Une des beautés du sport est qu'il perdure au-delà des individus, aussi grands soient-ils. Le golf après Palmer, le basket après Jordan, le baseball après Ruth, le hockey après Gretzky. Tous ces sports ont connus des jours plus sombres et des plus glorieux après les performances de leurs plus grands ambassadeurs; le dénominateur commun demeure qu'ils y ont survécu voire, en ont profité. Il est difficile de soustraire ses émotions de l'équation lorsque, dans le moment présent, un athlète nous éblouit, nous subjugue, nous transporte. Les légendes ont ce don de porter à bout de bras une cause qui semble être la nôtre, à laquelle on s'identifie; et le sport a besoin de ces messagers.

À la sortie du lock-out de 2004, malgré le départ de centaines de joueurs, le hockey a prospéré avec le temps.
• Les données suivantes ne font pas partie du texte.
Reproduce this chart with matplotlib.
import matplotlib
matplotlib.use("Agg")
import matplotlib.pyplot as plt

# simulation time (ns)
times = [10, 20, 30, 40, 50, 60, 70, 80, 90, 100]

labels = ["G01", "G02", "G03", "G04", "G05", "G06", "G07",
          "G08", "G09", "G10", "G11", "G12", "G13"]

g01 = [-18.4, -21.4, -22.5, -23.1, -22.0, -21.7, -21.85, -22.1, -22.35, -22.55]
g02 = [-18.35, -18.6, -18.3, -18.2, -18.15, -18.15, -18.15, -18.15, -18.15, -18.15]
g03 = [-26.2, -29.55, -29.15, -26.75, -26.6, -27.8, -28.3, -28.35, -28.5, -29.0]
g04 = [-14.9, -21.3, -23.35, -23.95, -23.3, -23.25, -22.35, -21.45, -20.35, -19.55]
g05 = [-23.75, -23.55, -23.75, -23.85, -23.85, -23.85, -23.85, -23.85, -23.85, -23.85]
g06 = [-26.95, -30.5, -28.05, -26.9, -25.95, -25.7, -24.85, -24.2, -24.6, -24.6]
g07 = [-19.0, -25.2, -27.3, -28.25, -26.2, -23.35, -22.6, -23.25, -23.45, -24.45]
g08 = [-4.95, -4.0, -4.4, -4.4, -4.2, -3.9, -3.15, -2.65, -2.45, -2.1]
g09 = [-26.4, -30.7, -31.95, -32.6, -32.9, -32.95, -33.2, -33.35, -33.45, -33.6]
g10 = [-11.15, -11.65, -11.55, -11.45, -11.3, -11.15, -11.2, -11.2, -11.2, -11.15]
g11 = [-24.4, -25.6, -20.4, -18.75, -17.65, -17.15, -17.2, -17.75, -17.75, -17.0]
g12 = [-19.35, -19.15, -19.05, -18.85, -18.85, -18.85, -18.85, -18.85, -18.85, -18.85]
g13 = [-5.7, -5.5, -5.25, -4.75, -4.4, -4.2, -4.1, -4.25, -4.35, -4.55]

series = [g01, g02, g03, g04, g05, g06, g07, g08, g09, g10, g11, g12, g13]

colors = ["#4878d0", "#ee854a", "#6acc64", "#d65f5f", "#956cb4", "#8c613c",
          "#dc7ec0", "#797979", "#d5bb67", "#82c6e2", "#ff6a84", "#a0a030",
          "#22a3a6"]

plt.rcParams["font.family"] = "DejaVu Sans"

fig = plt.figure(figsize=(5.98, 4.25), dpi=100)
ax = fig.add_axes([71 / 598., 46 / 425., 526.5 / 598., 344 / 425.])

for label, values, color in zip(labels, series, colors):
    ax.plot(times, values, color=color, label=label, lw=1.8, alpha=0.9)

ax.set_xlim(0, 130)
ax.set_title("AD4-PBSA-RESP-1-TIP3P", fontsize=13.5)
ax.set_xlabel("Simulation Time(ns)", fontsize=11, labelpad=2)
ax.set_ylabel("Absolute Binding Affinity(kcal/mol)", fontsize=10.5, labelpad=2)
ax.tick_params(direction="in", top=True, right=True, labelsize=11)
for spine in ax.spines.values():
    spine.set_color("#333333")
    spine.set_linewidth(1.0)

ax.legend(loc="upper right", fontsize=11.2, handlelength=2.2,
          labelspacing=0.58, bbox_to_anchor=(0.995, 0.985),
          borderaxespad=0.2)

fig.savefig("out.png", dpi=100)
À la sortie du lock-out de 2012, le hockey en fera de même, avec le temps. Le plus difficile, pendant cette période incertaine de conflit de travail, c'est de garder le cap. Surtout quand on est à la tête d'une organisation qui n'avait pas besoin de toutes ces chicanes pour boucler les fins de mois, mais qui piaffe d'impatience de retrouver ses lettres de noblesse sur la patinoire.

La norme pour les dirigeants d'équipes professionnelles, où les succès se mesurent trop souvent par le résultat du dernier match, c'est de trouver une solution temporaire à un problème qui est souvent plus profond. L'écran de fumée crée un engouement et achète du temps jusqu'à la prochaine hémorragie. Ici, le mode d'emploi lit souvent : « Répéter au besoin ». L'histoire récente des Canadiens est remplie de gestes de panique qui ont, petit à petit, hypothéqué les résultats attendus.
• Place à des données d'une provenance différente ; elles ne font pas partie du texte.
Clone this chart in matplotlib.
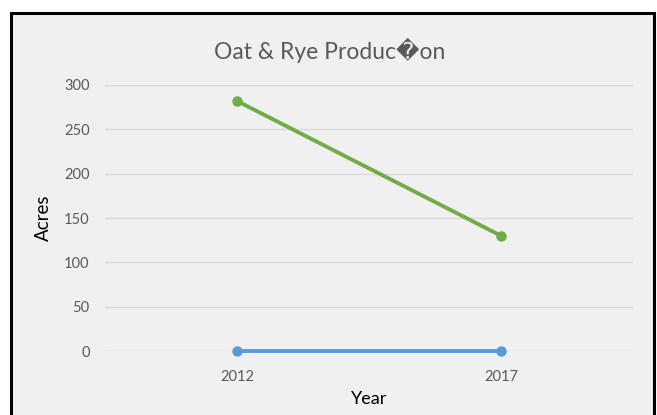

Le défi de Geoff Molson était donc de taille. De briser les liens avec un laps de temps médiocre pour en recréer avec un passé plus glorieux, pas si lointain, mais difficile à capturer pour la nouvelle génération de partisans, ne serait pas facile. L'édition 2013 du tricolore n'a pas une victoire à sa fiche et n'aspire pas aux grands honneurs. Force est toutefois d'admettre que depuis le printemps, l'organisation est conséquente dans toutes ses décisions pour la première fois depuis un bail. Au-delà des embauches populaires, il est là pour moi le vent de changement.

À l'ouverture du camp, c'est un directeur gérant en contrôle qui ne souffrait d'aucune insécurité, qui n'avait pas peur d'avouer sa fatigue qui a rencontré la presse. Un dirigeant de la même génération qu'un président actuel, présent sur les réseaux sociaux qui n'a pas peur de procéder à la mise en jeu protocolaire du tournoi atome à l'aréna du Plateau à Chicoutimi-Nord où son garçon évoluait. Un entraîneur d'expérience qui enseigne un système qui détonne de celui préconisé auparavant complétait le portrait sur la surface glacée.

Au-delà des apparences, le club de hockey Canadien renoue avec une tradition riche où le collectif prime sur l'individuel. Ainsi, un leader par position a récemment été signé pour six ans. Un personnel de soutien digne de ce nom a été engagé et l'encadrement ne sera plus jamais un souci. Un fardeau lourd à supporter a été renvoyé à la maison et un autre, élément important celui-là, ronge son frein en attendant une entente contractuelle qui cadrera dans la structure envisagée. Tous des messages forts qui touchent plusieurs cibles chez les joueurs et chez les amateurs. C'était la seule façon de gagner le respect rapidement. De se tenir debout, n'en déplaise à certains, c'est aussi la seule façon d'établir une identité distincte.